■ **Task prompt**: Begin with the line containing "Write a Python" and end with the line containing "values = [mda_mb_231, pc_3, k562, a549]". Give those lines again exactly, leaving out the images.

-------

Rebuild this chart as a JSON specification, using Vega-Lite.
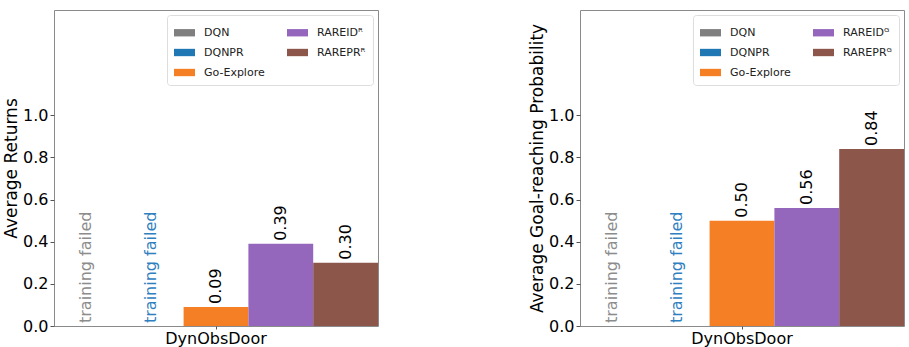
{
  "$schema": "https://vega.github.io/schema/vega-lite/v6.json",
  "background": "white",
  "padding": {"left": 2, "top": 9, "right": 0, "bottom": 0},
  "config": {
    "font": "DejaVu Sans",
    "view": {"stroke": "#8a8a8a", "strokeWidth": 1},
    "axis": {
      "grid": false,
      "domain": false,
      "labelFontSize": 16,
      "labelColor": "#000",
      "titleFontSize": 17,
      "titleFontWeight": "normal",
      "titleColor": "#000",
      "tickColor": "#555",
      "tickSize": 4
    },
    "legend": {
      "orient": "top-right",
      "offset": 5,
      "columns": 2,
      "columnPadding": 22,
      "rowPadding": 4,
      "padding": 7,
      "labelFontSize": 11,
      "labelColor": "#222",
      "strokeColor": "#ddd",
      "cornerRadius": 3,
      "fillColor": "white",
      "symbolType": "M-1,-0.35L1,-0.35L1,0.35L-1,0.35Z",
      "symbolSize": 441,
      "symbolStrokeWidth": 0,
      "labelOffset": 9
    }
  },
  "datasets": {
    "returns": [
      {"env": "DynObsDoor", "method": "DQN", "legend": "DQN", "value": 0, "failed": true},
      {"env": "DynObsDoor", "method": "DQNPR", "legend": "DQNPR", "value": 0, "failed": true},
      {"env": "DynObsDoor", "method": "Go-Explore", "legend": "Go-Explore", "value": 0.09, "failed": false},
      {"env": "DynObsDoor", "method": "RAREID", "legend": "RAREIDᴿ", "value": 0.39, "failed": false},
      {"env": "DynObsDoor", "method": "RAREPR", "legend": "RAREPRᴿ", "value": 0.30, "failed": false}
    ],
    "goal": [
      {"env": "DynObsDoor", "method": "DQN", "legend": "DQN", "value": 0, "failed": true},
      {"env": "DynObsDoor", "method": "DQNPR", "legend": "DQNPR", "value": 0, "failed": true},
      {"env": "DynObsDoor", "method": "Go-Explore", "legend": "Go-Explore", "value": 0.50, "failed": false},
      {"env": "DynObsDoor", "method": "RAREID", "legend": "RAREIDᴳ", "value": 0.56, "failed": false},
      {"env": "DynObsDoor", "method": "RAREPR", "legend": "RAREPRᴳ", "value": 0.84, "failed": false}
    ]
  },
  "hconcat": [
    {
      "width": 324,
      "height": 316,
      "data": {"name": "returns"},
      "encoding": {
        "x": {"field": "env", "type": "nominal", "title": null,
              "scale": {"paddingInner": 0, "paddingOuter": 0},
              "axis": {"labelAngle": 0, "labelPadding": 1, "tickSize": 3}},
        "xOffset": {"field": "method", "type": "nominal",
                    "scale": {"domain": ["DQN", "DQNPR", "Go-Explore", "RAREID", "RAREPR"], "paddingInner": 0, "paddingOuter": 0}},
        "y": {"field": "value", "type": "quantitative", "title": "Average Returns",
              "scale": {"domain": [0, 1.5], "nice": false},
              "axis": {"values": [0, 0.2, 0.4, 0.6, 0.8, 1.0], "format": ".1f", "labelPadding": 2, "titlePadding": 2}}
      },
      "layer": [
        {
          "mark": {"type": "bar"},
          "encoding": {
            "color": {"field": "legend", "type": "nominal", "title": null,
                      "scale": {"domain": ["DQN", "DQNPR", "Go-Explore", "RAREIDᴿ", "RAREPRᴿ"],
                                "range": ["#7f7f7f", "#1f77b4", "#f57f24", "#9467bd", "#8c564b"]}}
          }
        },
        {
          "transform": [{"filter": "!datum.failed"}],
          "mark": {"type": "text", "angle": 270, "align": "left", "baseline": "middle", "dx": 3, "fontSize": 16, "color": "#000"},
          "encoding": {"text": {"field": "value", "type": "quantitative", "format": ".2f"}}
        },
        {
          "transform": [{"filter": "datum.method === 'DQN'"}],
          "mark": {"type": "text", "angle": 270, "align": "left", "baseline": "middle", "dx": 3, "fontSize": 16, "color": "#8c8c8c"},
          "encoding": {"text": {"value": "training failed"}}
        },
        {
          "transform": [{"filter": "datum.method === 'DQNPR'"}],
          "mark": {"type": "text", "angle": 270, "align": "left", "baseline": "middle", "dx": 3, "fontSize": 16, "color": "#2f80c0"},
          "encoding": {"text": {"value": "training failed"}}
        }
      ]
    },
    {
      "width": 324,
      "height": 316,
      "data": {"name": "goal"},
      "encoding": {
        "x": {"field": "env", "type": "nominal", "title": null,
              "scale": {"paddingInner": 0, "paddingOuter": 0},
              "axis": {"labelAngle": 0, "labelPadding": 1, "tickSize": 3}},
        "xOffset": {"field": "method", "type": "nominal",
                    "scale": {"domain": ["DQN", "DQNPR", "Go-Explore", "RAREID", "RAREPR"], "paddingInner": 0, "paddingOuter": 0}},
        "y": {"field": "value", "type": "quantitative", "title": "Average Goal-reaching Probability",
              "scale": {"domain": [0, 1.5], "nice": false},
              "axis": {"values": [0, 0.2, 0.4, 0.6, 0.8, 1.0], "format": ".1f", "labelPadding": 2, "titlePadding": 2}}
      },
      "layer": [
        {
          "mark": {"type": "bar"},
          "encoding": {
            "color": {"field": "legend", "type": "nominal", "title": null,
                      "scale": {"domain": ["DQN", "DQNPR", "Go-Explore", "RAREIDᴳ", "RAREPRᴳ"],
                                "range": ["#7f7f7f", "#1f77b4", "#f57f24", "#9467bd", "#8c564b"]}}
          }
        },
        {
          "transform": [{"filter": "!datum.failed"}],
          "mark": {"type": "text", "angle": 270, "align": "left", "baseline": "middle", "dx": 3, "fontSize": 16, "color": "#000"},
          "encoding": {"text": {"field": "value", "type": "quantitative", "format": ".2f"}}
        },
        {
          "transform": [{"filter": "datum.method === 'DQN'"}],
          "mark": {"type": "text", "angle": 270, "align": "left", "baseline": "middle", "dx": 3, "fontSize": 16, "color": "#8c8c8c"},
          "encoding": {"text": {"value": "training failed"}}
        },
        {
          "transform": [{"filter": "datum.method === 'DQNPR'"}],
          "mark": {"type": "text", "angle": 270, "align": "left", "baseline": "middle", "dx": 3, "fontSize": 16, "color": "#2f80c0"},
          "encoding": {"text": {"value": "training failed"}}
        }
      ]
    }
  ],
  "resolve": {"scale": {"color": "independent"}, "legend": {"color": "independent"}},
  "spacing": 149
}
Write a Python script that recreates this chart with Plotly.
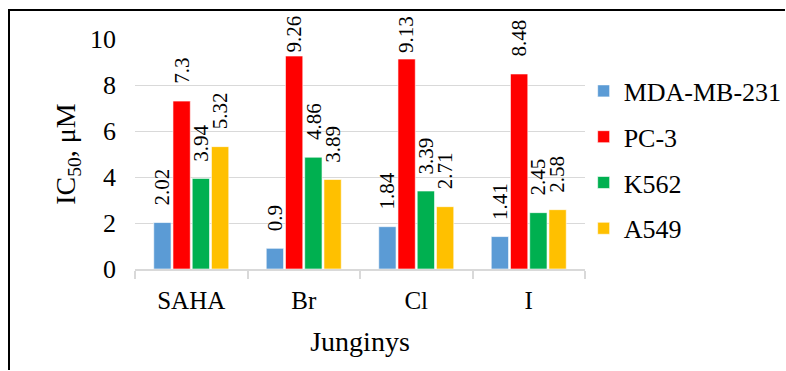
import plotly.graph_objects as go

# Data
categories = ["SAHA", "Br", "Cl", "I"]
series_names = ["MDA-MB-231", "PC-3", "K562", "A549"]
mda_mb_231 = [2.02, 0.9, 1.84, 1.41]
pc_3 = [7.3, 9.26, 9.13, 8.48]
k562 = [3.94, 4.86, 3.39, 2.45]
a549 = [5.32, 3.89, 2.71, 2.58]
colors = ["#5B9BD5", "#FF0000", "#00B050", "#FFC000"]
y_ticks = [0, 2, 4, 6, 8, 10]

values = [mda_mb_231, pc_3, k562, a549]

W, H = 786, 371
ML, MR, MT, MB = 135, 201, 39, 102
Y_MAX = 10
BARGAP = 0.316
FONT = "Liberation Serif"
LABEL_SIZE = 21

plot_w = W - ML - MR
plot_h = H - MT - MB
cat_px = plot_w / len(categories)
slot_px = cat_px * (1 - BARGAP) / len(series_names)
px_per_unit = plot_h / Y_MAX

# approximate glyph advance (em) for the serif label font
def text_len_px(s, size):
    return sum(0.25 if ch == "." else 0.5 for ch in s) * size

fig = go.Figure()
for name, vals, col in zip(series_names, values, colors):
    fig.add_trace(go.Bar(
        x=categories, y=vals, name=name, legendgroup=name,
        marker=dict(color=col, line=dict(color="rgba(255,255,255,0.6)", width=1)),
    ))

# value labels above bars, kept inside the outer frame
annotations = []
for i, vals in enumerate(values):
    for cat, v in zip(categories, vals):
        label = f"{v:g}"
        bar_top_px = MT + plot_h - v * px_per_unit
        gap = min(15, bar_top_px - text_len_px(label, LABEL_SIZE) - 18)
        annotations.append(dict(
            x=cat, y=v, xref="x", yref="y", text=label, showarrow=False,
            textangle=-90, xanchor="center", yanchor="bottom",
            xshift=(i - (len(series_names) - 1) / 2) * slot_px, yshift=max(gap, 0),
            font=dict(family=FONT, size=LABEL_SIZE, color="black"),
        ))

# outer chart frame: left and top edges as one open path (paper units)
fx0 = (9 - ML) / plot_w
fx1 = (W - 1 - ML) / plot_w
fy1 = (MT + plot_h - 10) / plot_h
fy0 = (MT + plot_h - H + 1) / plot_h
frame_path = f"M {fx0:.4f},{fy0:.4f} L {fx0:.4f},{fy1:.4f} L {fx1:.4f},{fy1:.4f}"

fig.update_layout(
    width=W, height=H,
    margin=dict(l=ML, r=MR, t=MT, b=MB, pad=0, autoexpand=False),
    plot_bgcolor="white", paper_bgcolor="white",
    barmode="group", bargap=BARGAP, bargroupgap=0.1,
    font=dict(family=FONT, color="black"),
    annotations=annotations,
    shapes=[dict(type="path", xref="paper", yref="paper", path=frame_path,
                 line=dict(color="black", width=2), fillcolor="rgba(0,0,0,0)")],
    legend=dict(x=0.997, xanchor="left", y=0.474, yanchor="middle",
                font=dict(family=FONT, size=26, color="black"),
                tracegroupgap=9, bgcolor="rgba(0,0,0,0)", borderwidth=0),
    xaxis=dict(
        showline=True, linecolor="#D9D9D9", linewidth=1.5,
        ticks="outside", tickson="boundaries", ticklen=8, tickcolor="#D9D9D9", tickwidth=1.5,
        tickfont=dict(family=FONT, size=25), ticklabelstandoff=8,
        title=dict(text="Junginys", font=dict(family=FONT, size=28), standoff=19),
        showgrid=False,
    ),
    yaxis=dict(
        range=[0, Y_MAX], tickvals=y_ticks, showline=False, zeroline=False,
        showgrid=True, gridcolor="#D9D9D9", gridwidth=1,
        tickfont=dict(family=FONT, size=26), ticklabelstandoff=18,
        title=dict(text="IC<sub>50</sub>, μM", font=dict(family=FONT, size=28), standoff=6),
    ),
)

fig.write_html("out.html")
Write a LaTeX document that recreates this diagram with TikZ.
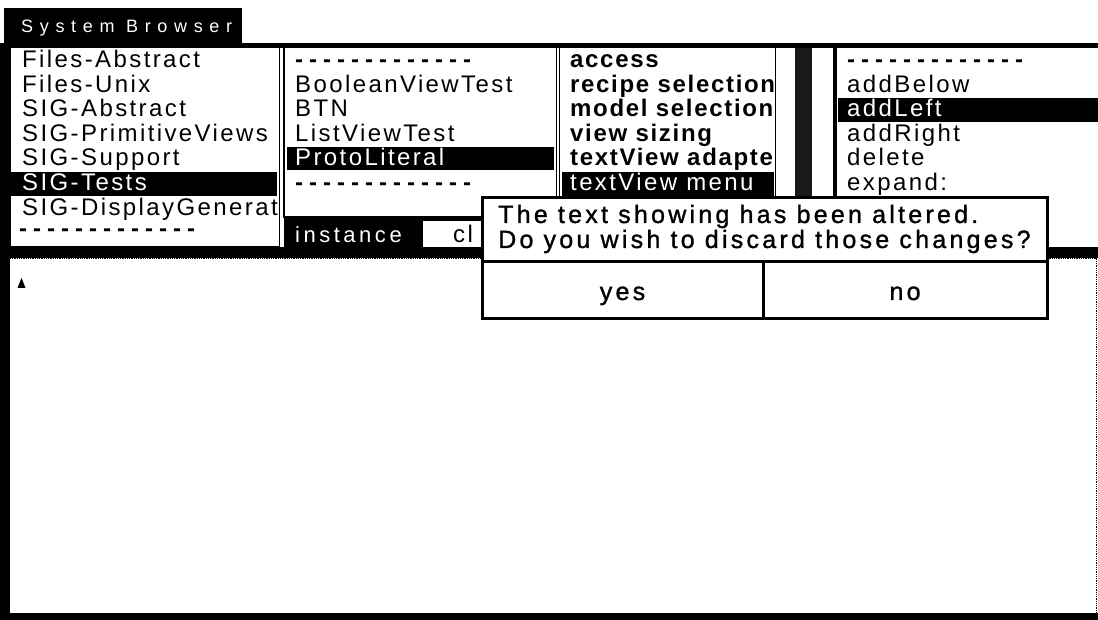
\documentclass[tikz,border=0pt]{standalone}
\usepackage{fontspec}
\setmainfont{Liberation Sans}
\newfontfamily\uifont{Liberation Sans}[LetterSpace=10]
\newfontfamily\bfuifont{Liberation Sans Bold}[LetterSpace=7]
\newfontfamily\dlgfont{Liberation Sans}[LetterSpace=13,FakeBold=1.2]
\newfontfamily\dashfont{Liberation Sans Bold}[LetterSpace=25]
\newfontfamily\titlefont{Liberation Sans}[LetterSpace=37]
\newfontfamily\tabfont{Liberation Sans}[LetterSpace=16]
\begin{document}
\begin{tikzpicture}[x=1pt,y=-1pt,
  item/.style={font=\uifont\fontsize{24}{24}\selectfont, anchor=base west, inner sep=0pt},
  hitem/.style={item, text=white},
  bitem/.style={font=\bfuifont\fontsize{24}{24}\selectfont, anchor=base west, inner sep=0pt},
  hbitem/.style={bitem, text=white},
  dashrow/.style={font=\dashfont\fontsize{24}{24}\selectfont, anchor=base west, inner sep=0pt, text height=9pt, text depth=0pt},
  dlgtext/.style={font=\dlgfont\fontsize{25}{25}\selectfont, anchor=base west, inner sep=0pt},
  btntext/.style={font=\dlgfont\fontsize{25}{25}\selectfont, anchor=base, inner sep=0pt},
  panebox/.style={draw=black, line width=1.5pt, fill=white},
  hilite/.style={fill=black},
]
\useasboundingbox (0,0) rectangle (1098,620);
\clip (0,0) rectangle (1098,620);
\fill[white] (0,0) rectangle (1098,620);

% title tab
\fill[black] (4,8) rectangle (242,44);
\node[font=\titlefont\fontsize{18}{18}\selectfont, text=white, anchor=base west, inner sep=0pt] (title) at (21,33) {System Browser};

% window frame
\fill[black] (0,43.5) rectangle (1098,48);
\fill[black] (0,43.5) rectangle (10,620);
\fill[black] (0,247) rectangle (1098,258);
\fill[black] (0,613) rectangle (1098,620);

% ---------- pane 1: categories
\begin{scope}
\draw[panebox] (10.5,47) rectangle (279.5,247);
\clip (11,48) rectangle (278.5,246);
\fill[hilite] (11,172) rectangle (277,196);
\node[item] (c1) at (22,67.5) {Files-Abstract};
\node[item] (c2) at (22,92.1) {Files-Unix};
\node[item] (c3) at (22,116.7) {SIG-Abstract};
\node[item] (c4) at (22,141.3) {SIG-PrimitiveViews};
\node[item] (c5) at (22,165.9) {SIG-Support};
\node[hitem] (c6) at (22,190.5) {SIG-Tests};
\node[item] (c7) at (22,215.1) {SIG-DisplayGenerat};
\node[dashrow] (c8) at (19,237) {-------------};
\end{scope}

% ---------- pane 2: classes
\begin{scope}
\draw[panebox] (284,47) rectangle (556.5,217);
\clip (285,48) rectangle (555.5,216);
\fill[hilite] (287,147.5) rectangle (554,170.5);
\node[dashrow] (k1) at (295,67.5) {-------------};
\node[item] (k2) at (295,92.1) {BooleanViewTest};
\node[item] (k3) at (295,116.7) {BTN};
\node[item] (k4) at (295,141.3) {ListViewTest};
\node[hitem] (k5) at (295,165.9) {ProtoLiteral};
\node[dashrow] (k6) at (295,190.5) {-------------};
\end{scope}
\fill[black] (283.5,217) rectangle (557,247);
\fill[white] (423,221) rectangle (520,247);
\node[font=\tabfont\fontsize{22}{22}\selectfont, text=white, anchor=base west, inner sep=0pt] (inst) at (295,243) {instance};
\node[font=\uifont\fontsize{24}{24}\selectfont, anchor=base west, inner sep=0pt] (cls) at (453,243) {cl};

% ---------- pane 3: protocols
\begin{scope}
\draw[panebox] (559.5,47) rectangle (775.5,247);
\clip (560.5,48) rectangle (774.5,246);
\fill[hilite] (562,172) rectangle (774,197);
\node[bitem] (p1) at (570,67.5) {access};
\node[bitem] (p2) at (570,92.1) {recipe selection};
\node[bitem] (p3) at (570,116.7) {model selection};
\node[bitem] (p4) at (570,141.3) {view sizing};
\node[bitem] (p5) at (570,165.9) {textView adapte};
\node[hitem] (p6) at (570,190.5) {textView menu};
\end{scope}

% scroll strips between pane 3 and pane 4
\fill[black!90] (795,48) rectangle (812,247);
\fill[black] (833,48) rectangle (836.5,247);

% ---------- pane 4: selectors
\begin{scope}
\fill[white] (836.5,48) rectangle (1098,247);
\clip (836.5,48) rectangle (1098,246);
\fill[hilite] (838,98.5) rectangle (1098,122.5);
\node[dashrow] (s1) at (847,67.5) {-------------};
\node[item] (s2) at (847,92.1) {addBelow};
\node[hitem] (s3) at (847,116.7) {addLeft};
\node[item] (s4) at (847,141.3) {addRight};
\node[item] (s5) at (847,165.9) {delete};
\node[item] (s6) at (847,190.5) {expand:};
\end{scope}

% ---------- text area
\draw[black, densely dotted, line width=0.8pt, fill=white] (9.5,258) rectangle (1096,613);
\fill[black] (17.5,288) -- (21.5,278) -- (25.5,288) -- cycle;

% ---------- confirmation dialog
\draw[black, line width=3pt, fill=white] (482,197.5) rectangle (1047,319);
\draw[black, line width=3pt] (482,262) -- (1047,262);
\draw[black, line width=3pt] (763,262) -- (763,319);
\node[dlgtext] (msg1) at (498,223) {The text showing has been altered.};
\node[dlgtext] (msg2) at (498,248) {Do you wish to discard those changes?};
\node[btntext] (yes) at (622.5,300) {yes};
\node[btntext] (no) at (905,300) {no};
\end{tikzpicture}
\end{document}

-------

■ **Full answer**:
Write a Python script that recreates this chart with Plotly.
import plotly.graph_objects as go

# Data
categories = ["SAHA", "Br", "Cl", "I"]
series_names = ["MDA-MB-231", "PC-3", "K562", "A549"]
mda_mb_231 = [2.02, 0.9, 1.84, 1.41]
pc_3 = [7.3, 9.26, 9.13, 8.48]
k562 = [3.94, 4.86, 3.39, 2.45]
a549 = [5.32, 3.89, 2.71, 2.58]
colors = ["#5B9BD5", "#FF0000", "#00B050", "#FFC000"]
y_ticks = [0, 2, 4, 6, 8, 10]

values = [mda_mb_231, pc_3, k562, a549]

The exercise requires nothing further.